It has been more than four decades since Elaine Zimmer Davis got the knock on her door that no Marine wife wants to hear.
“And I didn’t want to open it because I knew, I knew what was coming,” she said.
Her husband’s F4 Phantom plane had been shot down over a remote mountainside in Vietnam on Aug. 29, 1969. Witnesses described a fiery crash. Capt. Jerry Zimmer, a 25-year-old pilot, was “killed in action, no body recovered,” she was told.
“Later, members of his squadron came to see me,” she said. “They said, ‘Elaine, we could have put him MIA. We didn’t want you to be waiting years for him to come back when he wasn’t going to come back.'”
Jerry Zimmer was later reclassified to MIA: missing in action. Elaine said she spent years wondering if he might still be alive.
“I thought, ‘He’s out there,’” she said. “But inside, I think there was sort of that push-pull feeling that he couldn’t have survived the crash."
Jerry Zimmer’s unknown fate is shared with more than 1,600 other Vietnam service members who remain unaccounted for. After the war ended, the U.S. government set up a command to investigate MIA cases. Since then, the remains of nearly 900 service members have been recovered, according to the National League of POW/MIA Families.
Jerry’s case, though, remained unsolved and stamped “no further pursuit.”
But for Elaine, back in the states, life went on as she raised the couple's son, Craig, who was 2 when his father was shot down. They moved across the country from Rhode Island to Tustin in Orange County. That's where she met Ron Davis, a Marine helicopter pilot just back from Vietnam.
“We met sort of accidentally, and within the next year we were married,” Elaine said.
Over the years she had another son, Brett. She also completed college and enjoyed being a wife and a stay-at-home mom. The family eventually settled in San Diego.
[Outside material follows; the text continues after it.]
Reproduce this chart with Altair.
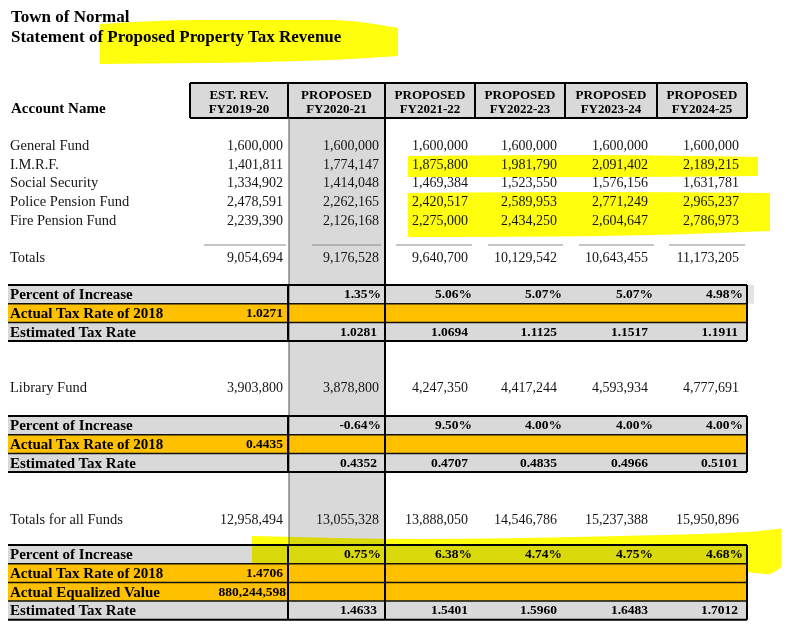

But Elaine said a part of her remained unsettled, with no closure in the loss of her husband, Jerry.
After accompanying Ron on a business trip to Vietnam in 2004, she began a quest to find Jerry's remains.
“Maybe if I can bring home his remains, no matter when, I can feel like I did something for him,” Elaine said.
Researching and writing about the case became her full-time job.
The family delved into their own investigation, taking multiple trips to Vietnam to search for crash-site evidence and interview the locals. They trudged through rough terrain and layers of bureaucracy.
“We needed to convince the government that we had new evidence,” said Ron Davis, a former FBI agent. “That they should, in fact, reopen the case."
Ron created a three dimensional map of the crash site and put together a thorough report of the family's efforts. Finding Jerry is important to him.
“I’m a Marine and he’s a Marine, and just from the pure brotherhood of Marines, I’m very pleased to be assisting in that effort,” he said. "But also for Elaine. I know it’s very important for her."
Elaine said the U.S. government reopened Jerry's case and another excavation of the crash site is planned. Results could be complete this year.
“Right now, there is a small portion that they have nailed down as where remains and …perhaps with his body in portions of the aircraft, where they slid down the mountain," Elaine said.
Mountaineers will be required to search the 80-degree cliff. If remains are found, they will be sent to the Air Force for review and analysis, she said.
“I think having his remains come back and he’s here, I think that would do a lot for our family,” said Jerry’s son, Craig, now 47.
Craig said his mom’s search for closure has been an opening for him to learn more about his father.
“My mom pulled out this chest of letters, of mementos of all kinds of things that were 40 years in the past,” he said. “And the thing that was the most awe-inspiring was she had these tapes.”
The audio recordings are of his dad talking to him from Vietnam:
“So, it’s Daddy telling you goodbye for now, Craigy. And just behave yourself, and I’ll be seeing you pretty soon, Craigy."
Craig said his father is a hard person to live up to.
“He was a farmer, small town. He got into an Ivy League university. He became a naval aviator with the Marine Corps, he was a father, a husband, a son," Craig said. "He’s somebody that I hold in a high regard, and I think it’s a big part of who I am and who I try to be with my children as well."
Forty years after the Vietnam War concluded on April 30, 1975, Elaine said it may finally end for her.
“Maybe now he’ll come home,” she said, wiping away tears.
Jerry’s remains, if found, will be buried at Arlington National Cemetery.